Home > Latest News > Media Releases > Media Releases 2014 > December 2014 > Dry conditions mean low lake levels

Dry conditions mean low lake levels

Monday, 15 December 2014 10:00 a.m.

A very dry season to date means the Bay of Plenty Regional Council has issued a low lake level notification as early as December.

Due to the low rainfall levels being experienced throughout the Bay of Plenty, lakes in the Rotorua region are at their lowest for several seasons and are nearing minimum operating conditions. This means that the Okere Gates will be operating on their minimum settings in an effort to hold Rotoiti lake levels. The Ōhau Channel stop logs, which have been in place since November 2013, are also aiding in the effort to keep lake levels within the desired zone.

Bay of Plenty Regional Council’s Principal Engineering Surveyor, Graeme O’Rourke, said that it was early to be in this position.

“Previously, it hasn’t been until mid to late summer when we have had to notify the public that lake levels are low. While the current rain is very welcome, it will take a considerable amount of rainfall over a reasonable period of time to get the lake levels back to normal. It looks like this is the start of the predicted dry period as El Nino takes hold through the summer,” Mr O’Rourke said.
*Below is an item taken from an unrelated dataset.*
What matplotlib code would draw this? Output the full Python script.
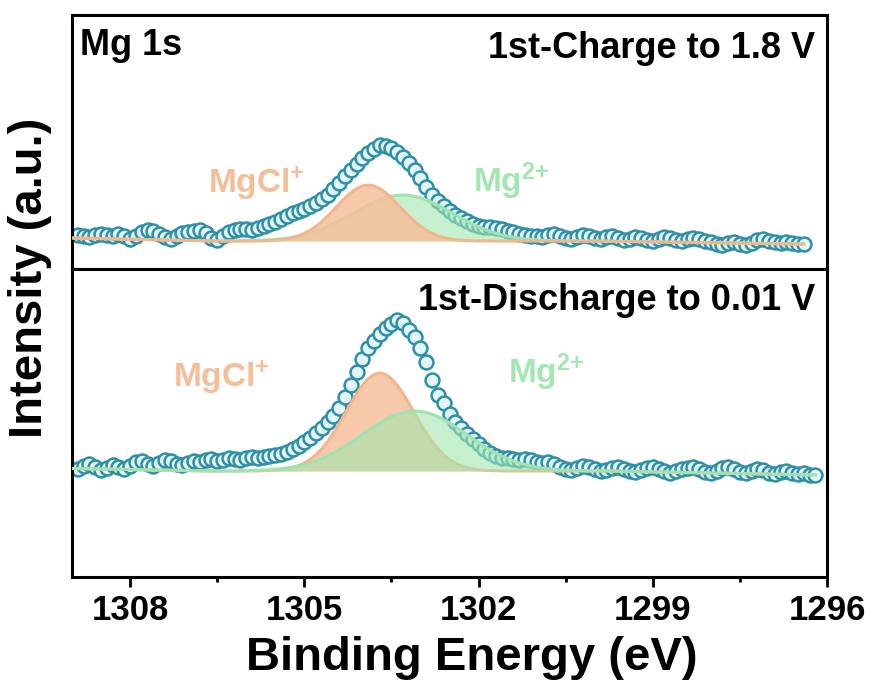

The low levels in Lakes Rotorua and Rotoiti can occasionally affect navigation and access to jetties in some locations with the lake margins levels up to 10cm below their usual shoreline. It can also impact on lake temperatures as the weather warms and algal growth can increase.

“Water quality is a priority for us and we do our best to keep the lakes at a healthy level as required by our consent conditions. But until we have a significant amount of rain, the lake levels will remain low and Council will continue to monitor the situation,” Mr O’Rourke said.